Angola, a southern African country with a population of about 19 million, is about twice as big as France. Angola is the second-biggest oil producer in Africa, behind Nigeria.
The country borders Namibia to its south, Zambia to the east, and the Democratic Republic of Congo to the north.
Angola had been ruled by Portugal for about four centuries. After Angola won its independence in 1975, the People’s Movement for the Liberation of Angola (MPLA), a Communist movement backed by the Soviet Union, took control. But a brutal civil war raged in Angola for 27 years between the MPLA, the National Union for the Total Independence of Angola (UNITA), and the National Liberation Front of Angola (FNLA), the latter two backed by the US and China.
Language: Portuguese (official)
Religion: Roman Catholic (55 per cent), animist
Per capita national income: $3,940 (2010)
GDP growth: 3.4 per cent (2011)
Life expectancy: 51.1 years
Sources: World Bank, UN
The lengthy war devastated Angola. It resulted in 500,000 deaths and displaced 4 million Angolans, besides leaving the country full of landmines.
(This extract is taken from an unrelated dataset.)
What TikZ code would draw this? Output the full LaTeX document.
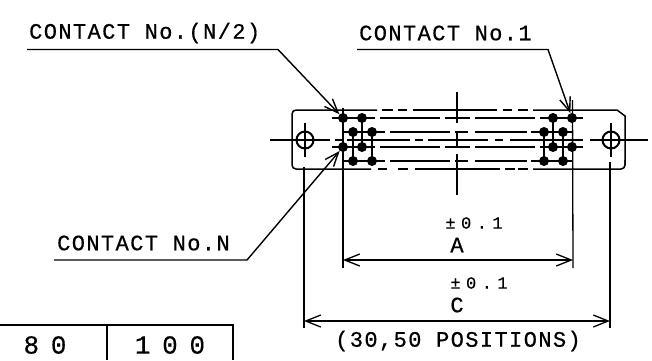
\documentclass[tikz,border=0pt]{standalone}
\usepackage{fontspec}
\setmainfont[LetterSpace=6.4, FakeBold=0.6]{Liberation Mono}
\newfontfamily\tolfont[LetterSpace=32, FakeBold=0.6]{Liberation Mono}
\newfontfamily\cellfont[LetterSpace=45, FakeBold=0.3]{Liberation Mono}
\usetikzlibrary{arrows.meta}
\tikzset{
  part/.style={line width=1.5pt},
  thin part/.style={line width=1.3pt},
  row/.style={line width=1.3pt, shorten <=-16pt, shorten >=-16pt},
  row odd/.style={row, dash pattern=on 43pt off 5pt on 60pt off 5pt on 25pt off 5pt on 60pt off 5pt on 60pt off 5pt},
  row even/.style={row, shorten >=-15pt, dash pattern=on 43pt off 5pt on 60pt off 5pt on 13pt off 7pt on 52pt off 4pt on 60pt off 5pt},
  center/.style={line width=1.3pt, dash pattern=on 60pt off 5pt on 7pt off 5pt on 63pt off 5pt on 8pt off 5pt on 60pt off 7pt on 8pt off 7pt on 73pt off 7pt on 70pt off 5pt},
  dim/.style={line width=1.3pt, {Straight Barb[length=15pt,width=12pt]}-{Straight Barb[length=15pt,width=12pt]}},
  leader/.style={line width=1.4pt, -{Straight Barb[length=14pt,width=11pt]}},
  dot/.style={circle, fill=black, inner sep=0pt, minimum size=10pt},
  hole/.style={circle, draw, line width=2pt, inner sep=0pt, minimum size=17pt},
  label/.style={inner sep=0pt, font=\fontsize{22}{22}\selectfont},
  tol label/.style={inner sep=0pt, font=\tolfont\fontsize{17}{17}\selectfont},
  cell label/.style={inner sep=0pt, font=\cellfont\fontsize{26}{26}\selectfont}
}
\begin{document}
\begin{tikzpicture}[x=1pt, y=-1pt]
      \useasboundingbox (0, 0) rectangle (652, 360);

      % body
      \draw[part, rounded corners=4pt] (377, 110) -- (292, 110) -- (292, 169) -- (371, 169);
      \draw[part] (533, 110) -- (617, 110) -- (625, 116) -- (625, 165);
      \draw[part, rounded corners=4pt] (625, 160) -- (625, 169) -- (533, 169);
      \draw[part, dash pattern=on 11pt off 5pt on 9pt off 6pt on 84pt off 6pt on 9pt off 6pt on 10pt off 5pt] (382, 110) -- (528, 110);
      \draw[part, dash pattern=on 9pt off 11pt on 10pt off 7pt on 85pt off 5pt on 10pt off 3pt on 10pt off 5pt] (378, 169) -- (528, 169);

      % contacts
      \foreach \name/\x/\y in {a/343/118, b/362/118, c/353/132, d/372/132, e/343/147, f/362/147, g/353/161, h/372/161,
                               i/553/118, j/572/118, k/544/132, l/563/132, m/553/147, n/572/147, o/544/161, p/563/161} {
        \node[dot] (\name) at (\x, \y) {};
      }
      \draw[row odd] (a) -- (j);
      \draw[row even] (c) -- (l);
      \draw[row odd] (e) -- (n);
      \draw[row even] (g) -- (p);
      \foreach \top/\bottom in {b/f, c/g, d/h, i/m, k/o, l/p} {
        \draw[thin part, shorten <=-5pt, shorten >=-6pt] (\top) -- (\bottom);
      }

      % holes
      \node[hole] (hole1) at (305, 140) {};
      \node[hole] (hole2) at (611, 140) {};
      \coordinate (lineW) at (270, 140);
      \coordinate (lineE) at (648, 140);
      \draw[center] (lineW) -- (lineE);
      \draw[thin part] (305, 123) -- (305, 157);
      \draw[thin part] (611, 123) -- (611, 157);

      % middle line
      \draw[thin part] (457, 92) -- (457, 123);
      \draw[thin part] (457, 133) -- (457, 146);
      \draw[thin part] (457, 154) -- (457, 195);

      % extension lines
      \coordinate (extA) at (343, 268);
      \coordinate (extB) at (573, 268);
      \coordinate (extC) at (304, 328);
      \coordinate (extD) at (610, 328);
      \draw[thin part] (343, 108) -- (extA);
      \draw[thin part] (572.5, 100) -- (extB);
      \draw[thin part] (304, 167) -- (extC);
      \draw[thin part] (610, 162) -- (extD);

      % dimensions
      \coordinate (dimA1) at (343, 260);
      \coordinate (dimA2) at (573, 260);
      \coordinate (dimC1) at (304, 321);
      \coordinate (dimC2) at (610, 321);
      \draw[dim] (dimA1) -- (dimA2);
      \draw[dim] (dimC1) -- (dimC2);
      \node[tol label] (tolA) at (474, 223) {±0.1};
      \node[label] (nameA) at (457, 245) {A};
      \node[tol label] (tolC) at (479, 283) {±0.1};
      \node[label] (nameC) at (457, 305) {C};
      \node[label] (positions) at (458, 341) {(30,50 POSITIONS)};

      % leaders
      \node[label, anchor=west] (half) at (29, 33) {CONTACT No.(N/2)};
      \node[label, anchor=west] (first) at (359, 33) {CONTACT No.1};
      \node[label, anchor=west] (last) at (57, 243) {CONTACT No.N};
      \coordinate (halfS) at (27, 49.5);
      \coordinate (halfK) at (278, 49.5);
      \coordinate (firstS) at (357, 49.5);
      \coordinate (firstK) at (548, 49.5);
      \coordinate (lastS) at (54, 260);
      \coordinate (lastK) at (247, 260);
      \draw[leader] (halfS) -- (halfK) -- (a);
      \draw[leader] (firstS) -- (firstK) -- (j);
      \draw[leader] (lastS) -- (lastK) -- (e);

      % table
      \coordinate (tabW) at (0, 325);
      \coordinate (tabE) at (233, 325);
      \coordinate (tabSE) at (233, 360);
      \coordinate (tabM) at (107, 325);
      \coordinate (tabSM) at (107, 360);
      \draw[thin part] (tabW) -- (tabE) -- (tabSE);
      \draw[thin part] (tabM) -- (tabSM);
      \node[cell label] (cell1) at (45, 345) {80};
      \node[cell label] (cell2) at (170, 345) {100};
    \end{tikzpicture}
\end{document}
A peace agreement was reached in 1991 between the MPLA, lead by Jose Eduardo dos Santos, and UNITA, headed by Jonas Savimbi. But Savimbi did not accept 1992 election results that showed the MPLA winning, and war erupted again. Savimbi was killed in 2002, after which a second peace was made.
Angola’s first general elections since the end of the civil war were held in 2008 and won overwhelmingly by the MPLA. Most international organisations praised the elections as generally fair, though Human Rights Watch was critical.
Campaigning for this year’s legislative elections began on July 31. Angola will vote on August 31 in polls that are expected to result in another victory for the MPLA. Elections in Angola are not direct: instead, the head of the party receiving the largest share of the vote will become president.
Angolan President Eduardo dos Santos has ruled for 33 years, longer than any other African leader except for Teodoro Obiang of Equatorial Guinea.
Angola is one of the world’s fastest-growing economies. A large oil producer and a member of oil cartel OPEC since 2006, most of Angola’s GDP comes from the oil sector. Much of the country’s oil reserves are found in Cabinda, an Angolan enclave wedged between Republic of the Congo and the Democratic Republic of Congo.
Most Angolan oil is exported to either China or the United States. The country is also rich in diamonds, phosphate, and iron.
Despite Angola’s valuable resources, most of its people live in poverty. The civil war greatly damaged the country’s infrastructure, and corruption and mismanagement remain a drag on the economy. Foreign companies are often reluctant to invest.
The oil boom has made Luanda, the capital, one of the most expensive cities in the world for foreigners to live in, with apartments for rent at more than $10,000 a month. Meanwhile, however, most of the city’s five million residents are poor.
During the Cold War, Angola was close to the Soviet Union, Cuba, and Libya. However, since the 1990s, Angola has developed stronger ties with the West.
Angola has intervened in the Democratic Republic of Congo’s civil war on the side of the government, led by Joseph Kabila. However, Angola-Congo relations have often been tense, as Angola has expelled thousands of migrants who came from the DRC, and vice versa.
Angola has a mutual defence pact and friendly relations with Namibia, its southern neighbour.